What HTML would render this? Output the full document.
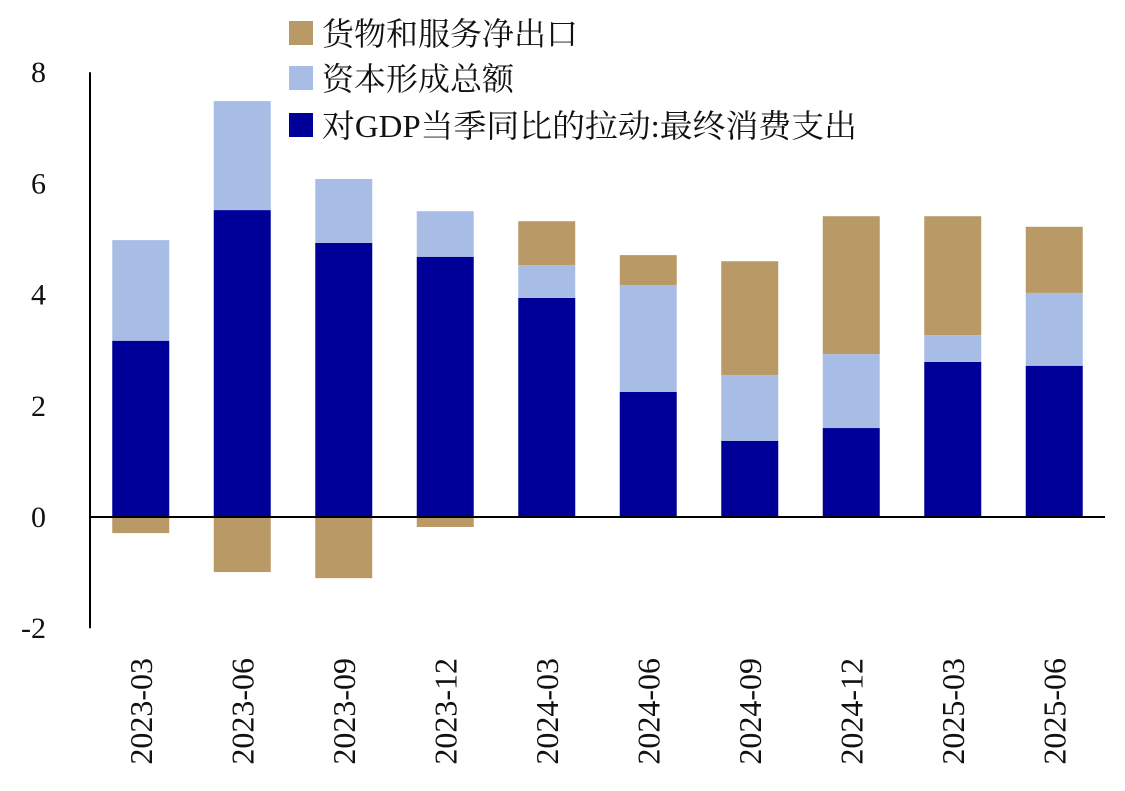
<!DOCTYPE html>
<html><head><meta charset="utf-8"><style>
body{margin:0;background:#fff;}
svg text{font-family:"Liberation Serif","Noto Serif CJK SC",serif;fill:#111;}
</style></head><body>
<svg id="chart" width="1125" height="786" xmlns="http://www.w3.org/2000/svg">
<g id="legend">
 <g><rect x="289" y="21" width="24" height="24" fill="#b99a67"/><text x="322" y="45" font-size="32">货物和服务净出口</text></g>
 <g><rect x="289" y="66" width="24" height="24" fill="#a8bde6"/><text x="322" y="90" font-size="32">资本形成总额</text></g>
 <g><rect x="289" y="113" width="24" height="24" fill="#000099"/><text x="322" y="137" font-size="32" textLength="535" lengthAdjust="spacingAndGlyphs">对GDP当季同比的拉动:最终消费支出</text></g>
</g>
<g id="bars"></g>
<g id="axes"></g>
</svg>
<script>
const categories=["2023-03","2023-06","2023-09","2023-12","2024-03","2024-06","2024-09","2024-12","2025-03","2025-06"];
const consumption=[3.17,5.52,4.93,4.68,3.94,2.25,1.37,1.60,2.79,2.72];
const capital=[1.81,1.96,1.15,0.82,0.59,1.92,1.18,1.33,0.48,1.31];
const netExports=[-0.29,-0.99,-1.10,-0.18,0.79,0.54,2.05,2.48,2.14,1.19];
const yTicks=[8,6,4,2,0,-2];
const colors={cons:"#000099",cap:"#a8bde6",net:"#b99a67"};
const NS="http://www.w3.org/2000/svg";
const x0=90,x1=1105,bandW=(x1-x0)/categories.length,barW=57;
function y(v){return 517-v*55.6;}
function xc(i){return x0+bandW*(i+0.5);}
const bars=document.getElementById('bars'),axes=document.getElementById('axes');
function mk(tag,attrs,parent){const e=document.createElementNS(NS,tag);for(const k in attrs)e.setAttribute(k,attrs[k]);parent.appendChild(e);return e;}
categories.forEach((c,i)=>{
  let pos=0,neg=0;
  const segs=[[consumption[i],colors.cons,'consumption'],[capital[i],colors.cap,'capital'],[netExports[i],colors.net,'net-exports']];
  segs.forEach(([v,col,nm])=>{
    let a,b;
    if(v>=0){a=pos;b=pos+v;pos=b;}else{a=neg;b=neg+v;neg=b;}
    const r=mk('rect',{x:xc(i)-barW/2,y:Math.min(y(a),y(b)),width:barW,height:Math.abs(y(a)-y(b)),fill:col},bars);
    
    
  });
  const t=mk('text',{x:0,y:0,'font-size':32,'text-anchor':'end',transform:`translate(${xc(i)+11},658) rotate(-90)`},axes);
  t.textContent=c;
  
  
});
const ya=mk('line',{x1:x0,x2:x0,y1:y(8),y2:y(-2),stroke:'#000','stroke-width':2},axes);


const xa=mk('line',{x1:x0,x2:x1,y1:y(0),y2:y(0),stroke:'#000','stroke-width':2},axes);


yTicks.forEach(v=>{
  const t=mk('text',{x:46,y:y(v)+10,'font-size':30,'text-anchor':'end'},axes);
  t.textContent=v;
  
  
});
</script>
</body></html>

────────────────────

#### [Short task]
Skip the pictures, then retype every line above exactly.

#### [Answer below]
What HTML would render this? Output the full document.
<!DOCTYPE html>
<html><head><meta charset="utf-8"><style>
body{margin:0;background:#fff;}
svg text{font-family:"Liberation Serif","Noto Serif CJK SC",serif;fill:#111;}
</style></head><body>
<svg id="chart" width="1125" height="786" xmlns="http://www.w3.org/2000/svg">
<g id="legend">
 <g><rect x="289" y="21" width="24" height="24" fill="#b99a67"/><text x="322" y="45" font-size="32">货物和服务净出口</text></g>
 <g><rect x="289" y="66" width="24" height="24" fill="#a8bde6"/><text x="322" y="90" font-size="32">资本形成总额</text></g>
 <g><rect x="289" y="113" width="24" height="24" fill="#000099"/><text x="322" y="137" font-size="32" textLength="535" lengthAdjust="spacingAndGlyphs">对GDP当季同比的拉动:最终消费支出</text></g>
</g>
<g id="bars"></g>
<g id="axes"></g>
</svg>
<script>
const categories=["2023-03","2023-06","2023-09","2023-12","2024-03","2024-06","2024-09","2024-12","2025-03","2025-06"];
const consumption=[3.17,5.52,4.93,4.68,3.94,2.25,1.37,1.60,2.79,2.72];
const capital=[1.81,1.96,1.15,0.82,0.59,1.92,1.18,1.33,0.48,1.31];
const netExports=[-0.29,-0.99,-1.10,-0.18,0.79,0.54,2.05,2.48,2.14,1.19];
const yTicks=[8,6,4,2,0,-2];
const colors={cons:"#000099",cap:"#a8bde6",net:"#b99a67"};
const NS="http://www.w3.org/2000/svg";
const x0=90,x1=1105,bandW=(x1-x0)/categories.length,barW=57;
function y(v){return 517-v*55.6;}
function xc(i){return x0+bandW*(i+0.5);}
const bars=document.getElementById('bars'),axes=document.getElementById('axes');
function mk(tag,attrs,parent){const e=document.createElementNS(NS,tag);for(const k in attrs)e.setAttribute(k,attrs[k]);parent.appendChild(e);return e;}
categories.forEach((c,i)=>{
  let pos=0,neg=0;
  const segs=[[consumption[i],colors.cons,'consumption'],[capital[i],colors.cap,'capital'],[netExports[i],colors.net,'net-exports']];
  segs.forEach(([v,col,nm])=>{
    let a,b;
    if(v>=0){a=pos;b=pos+v;pos=b;}else{a=neg;b=neg+v;neg=b;}
    const r=mk('rect',{x:xc(i)-barW/2,y:Math.min(y(a),y(b)),width:barW,height:Math.abs(y(a)-y(b)),fill:col},bars);
    
    
  });
  const t=mk('text',{x:0,y:0,'font-size':32,'text-anchor':'end',transform:`translate(${xc(i)+11},658) rotate(-90)`},axes);
  t.textContent=c;
  
  
});
const ya=mk('line',{x1:x0,x2:x0,y1:y(8),y2:y(-2),stroke:'#000','stroke-width':2},axes);


const xa=mk('line',{x1:x0,x2:x1,y1:y(0),y2:y(0),stroke:'#000','stroke-width':2},axes);


yTicks.forEach(v=>{
  const t=mk('text',{x:46,y:y(v)+10,'font-size':30,'text-anchor':'end'},axes);
  t.textContent=v;
  
  
});
</script>
</body></html>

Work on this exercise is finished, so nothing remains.